Cosa si aspettano, secondo lei, gli operatori cinesi dai costruttori italiani di macchine per il printing e il converting?
I cinesi apprezzano molto le macchine italiane per la loro robustezza e qualità. In Italia operano aziende di primissimo livello e i cinesi amano molto l’industria italiano del packaging: è molto popolare qui.
Quanto conta la dimensione d’impresa nella scelta di un fornitore?
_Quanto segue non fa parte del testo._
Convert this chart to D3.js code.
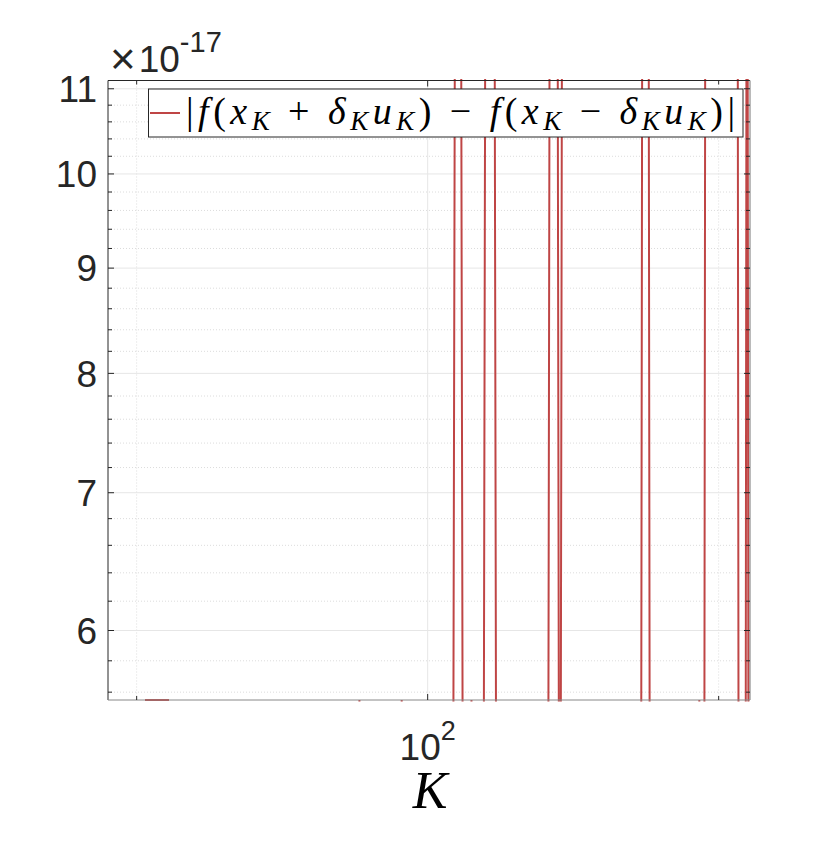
<!DOCTYPE html>
<html>
<head>
<meta charset="utf-8">
<script src="https://cdnjs.cloudflare.com/ajax/libs/d3/7.8.5/d3.min.js"></script>
<style>
  body { margin: 0; background: #fff; }
  svg { display: block; }
</style>
</head>
<body>
<script>
// - Data -

// iteration index K and |f(x+du) - f(x-du)|, 0 = not drawn on log axis
const kValues = [51, 52, 53, 54, 55,
                 84, 85, 86,
                 94, 95, 96,
                 106, 107, 108, 109, 110, 111, 112, 113,
                 114, 115, 116, 117, 118, 119,
                 133, 134, 135, 136, 137, 138, 139,
                 166, 167, 168, 169, 170, 171,
                 190, 191, 192, 193, 194, 195, 200, 205, 209, 210, 211, 212, 213, 214, 215];
const diffValues = [5.551e-17, 5.551e-17, 5.551e-17, 5.551e-17, 0,
                    2.776e-17, 5.551e-17, 0,
                    5.551e-17, 2.776e-17, 0,
                    2.776e-17, 2.22e-16, 2.22e-16, 2.776e-17, 2.776e-17, 5.551e-17, 2.776e-17, 0,
                    2.776e-17, 2.22e-16, 2.22e-16, 2.22e-16, 2.776e-17, 0,
                    2.776e-17, 2.22e-16, 2.22e-16, 2.22e-16, 2.776e-17, 2.22e-16, 0,
                    2.776e-17, 2.22e-16, 2.22e-16, 2.22e-16, 2.776e-17, 0,
                    2.776e-17, 5.551e-17, 2.776e-17, 2.776e-17, 2.22e-16, 2.22e-16, 2.22e-16, 2.22e-16, 2.22e-16, 2.776e-17, 2.776e-17, 2.776e-17, 2.776e-17, 2.22e-16, 2.776e-17];

const yMajor = [6, 7, 8, 9, 10, 11];
const yMinor = [5.6, 5.8, 6.2, 6.4, 6.6, 6.8, 7.2, 7.4, 7.6, 7.8, 8.2, 8.4, 8.6, 8.8,
                9.2, 9.4, 9.6, 9.8, 10.2, 10.4, 10.6, 10.8];
const xMajor = [100];
const xMinor = [50, 200];

// - Chart size -

const w = 830,
      h = 849,
      pLeft = 108,
      pRight = 750,
      pTop = 80.5,
      pBottom = 700;

const axisColor = "#262626",
      lineColor = "#bf4545";

const x = d3.scaleLog().domain([46.7, 215.5]).range([pLeft, pRight]);
const y = d3.scaleLog().domain([Math.pow(2, -54), Math.pow(2, -53)]).range([pBottom, pTop]);

const svg = d3.select("body")
              .append("svg")
              .attr("width", w)
              .attr("height", h);

svg.append("defs").append("clipPath")
   .attr("id", "clip")
   .append("rect")
   .attr("x", pLeft - 1)
   .attr("y", pTop - 1.5)
   .attr("width", pRight - pLeft + 2)
   .attr("height", pBottom - pTop + 3);

// - Grid -

const grid = svg.append("g");

grid.selectAll(".ymin")
    .data(yMinor)
    .enter()
    .append("line")
    .attr("x1", pLeft).attr("x2", pRight)
    .attr("y1", d => y(d * 1e-17)).attr("y2", d => y(d * 1e-17))
    .attr("stroke", "#dcdcdc")
    .attr("stroke-dasharray", "1,2");

grid.selectAll(".xmin")
    .data(xMinor)
    .enter()
    .append("line")
    .attr("x1", d => x(d)).attr("x2", d => x(d))
    .attr("y1", pTop).attr("y2", pBottom)
    .attr("stroke", "#dcdcdc")
    .attr("stroke-dasharray", "1,2");

grid.selectAll(".ymaj")
    .data(yMajor)
    .enter()
    .append("line")
    .attr("x1", pLeft).attr("x2", pRight)
    .attr("y1", d => y(d * 1e-17)).attr("y2", d => y(d * 1e-17))
    .attr("stroke", "#e6e6e6");

grid.selectAll(".xmaj")
    .data(xMajor)
    .enter()
    .append("line")
    .attr("x1", d => x(d)).attr("x2", d => x(d))
    .attr("y1", pTop).attr("y2", pBottom)
    .attr("stroke", "#e6e6e6");

// - Line -

const points = kValues.map((k, i) => ({k: k, v: diffValues[i]}));

const line = d3.line()
               .defined(d => d.v > 0)
               .x(d => x(d.k))
               .y(d => y(d.v));

svg.append("path")
   .datum(points)
   .attr("clip-path", "url(#clip)")
   .attr("fill", "none")
   .attr("stroke", lineColor)
   .attr("stroke-width", 2)
   .attr("d", line);

// - Axes box and ticks -

const axes = svg.append("g").attr("stroke", axisColor);

axes.append("line").attr("x1", pLeft).attr("x2", pRight).attr("y1", pTop).attr("y2", pTop);
axes.append("line").attr("x1", pLeft).attr("x2", pLeft).attr("y1", pTop).attr("y2", pBottom);
axes.append("line").attr("x1", pRight).attr("x2", pRight).attr("y1", pTop).attr("y2", pBottom).attr("stroke", "#777");
axes.append("line").attr("x1", pLeft).attr("x2", pRight).attr("y1", pBottom).attr("y2", pBottom).attr("stroke", "#888");

function yTicks(vals, len) {
  vals.forEach(d => {
    let p = y(d * 1e-17);
    axes.append("line").attr("x1", pLeft).attr("x2", pLeft + len).attr("y1", p).attr("y2", p);
    axes.append("line").attr("x1", pRight).attr("x2", pRight - len).attr("y1", p).attr("y2", p);
  });
}
function xTicks(vals, len) {
  vals.forEach(d => {
    let p = x(d);
    axes.append("line").attr("x1", p).attr("x2", p).attr("y1", pBottom).attr("y2", pBottom - len);
    axes.append("line").attr("x1", p).attr("x2", p).attr("y1", pTop).attr("y2", pTop + len);
  });
}
yTicks(yMajor, 6);
yTicks(yMinor, 4);
xTicks(xMajor, 6);
xTicks(xMinor, 4);

// - Tick labels -

svg.selectAll(".ylab")
   .data(yMajor)
   .enter()
   .append("text")
   .attr("x", pLeft - 11)
   .attr("y", d => y(d * 1e-17))
   .attr("dy", "0.36em")
   .attr("text-anchor", "end")
   .attr("font-family", "Liberation Sans, Arial, sans-serif")
   .attr("font-size", 37)
   .attr("fill", axisColor)
   .text(d => d);

const xlab = svg.append("text")
                .attr("x", x(100))
                .attr("y", 760)
                .attr("text-anchor", "middle")
                .attr("font-family", "Liberation Sans, Arial, sans-serif")
                .attr("fill", axisColor);
xlab.append("tspan").attr("font-size", 37).text("10");
xlab.append("tspan").attr("font-size", 27).attr("dy", -20).text("2");

// exponent label
const expo = svg.append("text")
                .attr("x", 110)
                .attr("y", 72)
                .attr("font-family", "Liberation Sans, Arial, sans-serif")
                .attr("fill", axisColor);
expo.append("tspan").attr("font-size", 44).attr("dy", 2).text("\u00d7");
expo.append("tspan").attr("font-size", 37).attr("dx", 3).attr("dy", -2).text("10");
expo.append("tspan").attr("font-size", 29).attr("dy", -20).text("-17");

// x label
svg.append("text")
   .attr("x", 430)
   .attr("y", 808)
   .attr("text-anchor", "middle")
   .attr("font-family", "Liberation Serif, serif")
   .attr("font-style", "italic")
   .attr("font-size", 52)
   .attr("fill", "#000")
   .text("K");

// - Legend -

const legend = svg.append("g");

legend.append("rect")
      .attr("x", 148.5)
      .attr("y", 89)
      .attr("width", 594.5)
      .attr("height", 48)
      .attr("fill", "#fff")
      .attr("stroke", axisColor);

legend.append("line")
      .attr("x1", 150).attr("x2", 180)
      .attr("y1", 113).attr("y2", 113)
      .attr("stroke", lineColor)
      .attr("stroke-width", 2);

const lt = legend.append("text")
                 .attr("x", 186)
                 .attr("y", 124)
                 .attr("font-family", "Liberation Serif, serif")
                 .attr("font-size", 38)
                 .attr("fill", "#000")
                 .attr("textLength", 549)
                 .attr("lengthAdjust", "spacing");

const parts = [
  ["|", ""], ["f", "it"], ["(", ""], ["x", "it"], ["K", "sub"], [" + ", ""], ["\u03b4", "it"], ["K", "sub"],
  ["u", "it"], ["K", "sub"], [") \u2212 ", ""], ["f", "it"], ["(", ""], ["x", "it"], ["K", "sub"],
  [" \u2212 ", ""], ["\u03b4", "it"], ["K", "sub"], ["u", "it"], ["K", "sub"], [")|", ""]
];
let down = false;
parts.forEach(p => {
  let t = lt.append("tspan").text(p[0]);
  if (p[1] !== "") t.attr("font-style", "italic");
  if (p[1] === "sub") {
    t.attr("font-size", 27).attr("dy", down ? 0 : 6);
    down = true;
  } else {
    if (down) t.attr("dy", -6);
    down = false;
  }
});
</script>
</body>
</html>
Il fattore chiave non è la dimensione ma la tecnologia avanzata. Un’impresa può essere piccola ma focalizzata su un tipo di prodotto ed essere così molto avanti sul piano tecnologico. È su questo terreno che in Cina si confrontano tedeschi, americani e italiani.
Nel 2018 in Italia si svolgerà la fiera internazionale del printing e del converting Print4all, in concomitanza con una serie di altre esposizioni complementari sull’industria del packaging, della plastica, della logistica ecc. a completare la catena di fornitura. Cosa ne pensa di questo progetto?
Personalmente, ritengo che in linea di massima una manifestazione specializzata sia in grado di “mirare” con maggior precisione i singoli target, ma Print4All è un progetto piuttosto particolare a cui guardiamo con interesse. E la nostra industria anche.